Mike German, a former undercover FBI agent who is now with New York University’s Brennan Center, agrees. He says the FBI has not “treated all terrorists the same”, explaining that agents have “focused on Muslims and Muslim-Americans but meanwhile the lethal threat posed by white supremacists has gotten ignored”.
“There’s no question that white supremacists and far-right groups kill more than other groups,” he says. “But we just have this huge blind spot about the far right and racist violence.”
A changing landscape of threats
Some of the most powerful right-wing extremist organisations in the US existed well before 9/11. One of the groups, Stormfront, which analysts describe as a white supremacist website, was created in 1996, and it acted as an inspiration for Dylann Roof, the gunman who killed nine people in a church in Charleston in 2015. Another site, the Daily Stormer, has been around for years.

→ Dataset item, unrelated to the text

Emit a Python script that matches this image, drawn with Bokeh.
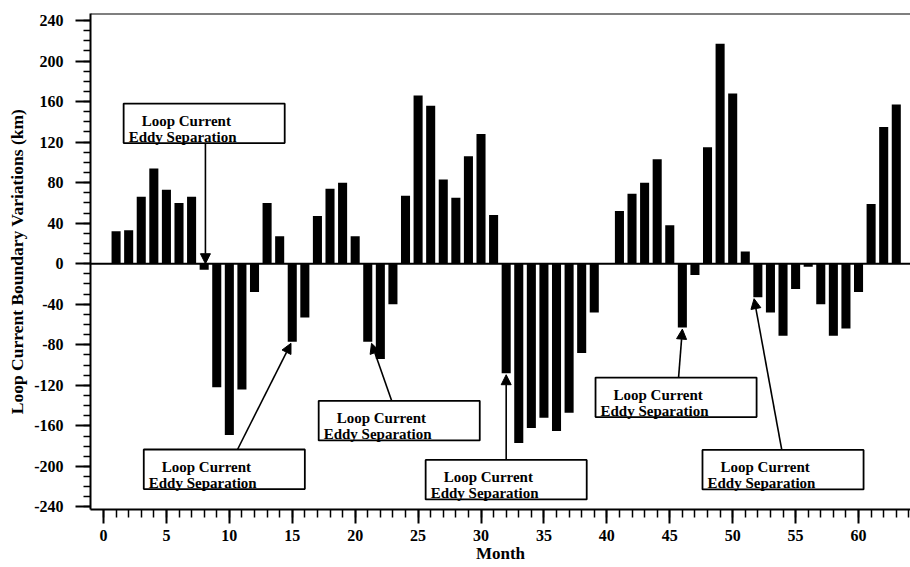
from bokeh.plotting import figure
from bokeh.models import (FixedTicker, Range1d, Span, BoxAnnotation, Label,
                          Arrow, NormalHead, ColumnDataSource)
from bokeh.embed import file_html
from bokeh.resources import INLINE

# ---- data ----
months = list(range(1, 64))
variation_km = [32, 33, 66, 94, 73, 60, 66, -6, -122, -169,
                -124, -28, 60, 27, -77, -53, 47, 74, 80, 27,
                -77, -94, -40, 67, 166, 156, 83, 65, 106, 128,
                48, -108, -177, -162, -152, -165, -147, -88, -48, 0,
                52, 69, 80, 103, 38, -63, -11, 115, 217, 168,
                12, -33, -48, -71, -25, -3, -40, -71, -64, -28,
                59, 135, 157]
x_ticks = list(range(0, 61, 5))
x_minor = list(range(0, 65))
y_ticks = list(range(-240, 241, 40))
y_minor = list(range(-240, 241, 10))
x_title = "Month"
y_title = "Loop Current Boundary Variations (km)"

# eddy separation events (month of arrow tip) and annotation layout
event_month = [8, 15, 21, 32, 46, 52]
tip_x = [8.1, 14.9, 21.3, 32.0, 46.0, 51.7]
tail_x = [8.1, 10.65, 22.9, 32.0, 45.7, 53.9]
box_left = [1.6, 3.2, 17.1, 25.6, 39.1, 47.6]
box_top = [158, -183.3, -135.3, -193.6, -112.3, -183.7]
box_w = 12.8
box_h = 39
note_line1 = "Loop Current"
note_line2 = "Eddy Separation"

FONT = "Liberation Serif"
X0, X1 = -1.033, 64.13
Y0, Y1 = -242.5, 246.9

p = figure(width=910, height=567, output_backend="svg", toolbar_location=None,
           x_range=Range1d(X0, X1), y_range=Range1d(Y0, Y1),
           min_border_left=90, min_border_right=0, min_border_top=13,
           min_border_bottom=58)
p.outline_line_color = None
p.grid.visible = False

p.vbar(x=months, top=variation_km, width=0.72, fill_color="black",
       line_color=None)

p.add_layout(Span(location=0, dimension="width", line_color="black",
                  line_width=2))
p.add_layout(Span(location=Y1, dimension="width",
                  line_color="black", line_width=2))

# axes
for ax in (p.xaxis[0], p.yaxis[0]):
    ax.axis_line_width = 2
    ax.major_tick_line_width = 2
    ax.minor_tick_line_width = 1.5
    ax.major_tick_in = 0
    ax.minor_tick_in = 0
    ax.major_label_text_font = FONT
    ax.major_label_text_font_style = "bold"
    ax.major_label_text_font_size = "16px"
    ax.major_label_text_color = "black"
    ax.axis_label_text_font = FONT
    ax.axis_label_text_font_style = "bold"
    ax.axis_label_text_color = "black"

p.xaxis.ticker = FixedTicker(ticks=x_ticks, minor_ticks=x_minor)
p.yaxis.ticker = FixedTicker(ticks=y_ticks, minor_ticks=y_minor)
p.yaxis.major_label_overrides = {v: str(v) for v in y_ticks}
p.xaxis.major_label_overrides = {v: str(v) for v in x_ticks}
p.xaxis.major_tick_out = 14
p.xaxis.minor_tick_out = 8
p.yaxis.major_tick_out = 15
p.yaxis.minor_tick_out = 7
p.xaxis.major_label_standoff = 6
p.yaxis.major_label_standoff = 12
p.xaxis.axis_label = x_title
p.xaxis.axis_label_text_font_size = "17px"
p.xaxis.axis_label_standoff = 0
p.yaxis.axis_label = y_title
p.yaxis.axis_label_text_font_size = "17.5px"
p.yaxis.axis_label_standoff = 4

# annotations
val = dict(zip(months, variation_km))
xs0, ys0, xs1, ys1 = [], [], [], []
for m, tx, ax_, bl, bt in zip(event_month, tip_x, tail_x, box_left, box_top):
    bb = bt - box_h
    if bt > 0:
        tail_y = bb
        tip_y = max(val[m], 0)
    else:
        tail_y = bt
        tip_y = val[m] - 1.5
    xs0.append(ax_); ys0.append(tail_y); xs1.append(tx); ys1.append(tip_y)
    p.add_layout(BoxAnnotation(left=bl, right=bl + box_w, top=bt, bottom=bb,
                               fill_color="white", fill_alpha=1.0,
                               line_color="black", line_width=1.8,
                               line_alpha=1.0))
    p.add_layout(Label(x=bl, y=bt, x_offset=18, y_offset=-17,
                       text=note_line1, text_baseline="alphabetic",
                       text_font=FONT, text_font_style="bold",
                       text_font_size="15px", text_color="black"))
    p.add_layout(Label(x=bl, y=bt, x_offset=5, y_offset=-33,
                       text=note_line2, text_baseline="alphabetic",
                       text_font=FONT, text_font_style="bold",
                       text_font_size="15px", text_color="black"))

arrow_src = ColumnDataSource(dict(x0=xs0, y0=ys0, x1=xs1, y1=ys1))
p.add_layout(Arrow(x_start="x0", y_start="y0", x_end="x1", y_end="y1",
                   source=arrow_src, line_width=1.6, line_color="black",
                   end=NormalHead(size=10, fill_color="black",
                                  line_color="black", line_width=1)))

open("out.html", "w").write(file_html(p, INLINE))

But recently the online communities for right-wing extremists and white nationalists have grown in popularity and strength, and the radicalisation time for new converts has speeded up dramatically.
“The interval from flash to bang” – from the moment when someone is first exposed to an ideology to an actual attack – “has radically decreased”, says John Farmer, a former US attorney general and the author of The Ground Truth: The Untold Story of America Under Attack on 9/11.
The radicalisation process used to take months or years. Now, he says: “It’s just a couple weeks.” This makes it harder for federal authorities to ferret out the violent plots and to find the individuals who are planning an assault.
What will happen now?
Many people question whether US officials are well placed in their efforts to face the new threats from right-wing extremists.
Some argue that the authorities are up to the challenge. “The FBI has done a great job,” says Richard Barrett, former director of global counterterrorism operations at MI6, Britain’s foreign intelligence agency. “They’ve been keeping a close eye on these groups – and have been on it for some time.”
Federal authorities are investigating the shootings in El Paso as a possible case of domestic terrorism. They are also trying to stop right-wing extremists from seizing social-media and online platforms and have forced one service to be shut down.
In addition FBI officials have begun to describe those who believe in radical conspiracy theories as a potential threat, a first for the bureau, as a Yahoo News reporter writes, and a sign that the agents are grappling with a new constellation of threats, one that includes right-wing extremism as well as ideologies that are imported from abroad.
But many see it as an uphill fight. The president has previously been accused of playing down the threat from far-right groups. He’s also been criticised for stoking intolerance towards minorities at his political rallies. A few months ago, he spoke at a rally in a part of Florida that is known as the “panhandle” about an “invasion” of immigrants.
“Shoot them,” someone called out. In response Trump made a joke: “That’s only in the panhandle you can get away with that stuff.”
On Monday Trump took a much stronger line after the attacks in El Paso: “In one voice our nation must condemn racism, bigotry and white supremacy,” he said, though it took the normally hyper-reactive president 24 hours to speak these words.
The president’s critics are waiting to see whether he now sticks with this tougher stance or whether his language softens when the immediate political crisis blows over and he gets back on the campaign trail.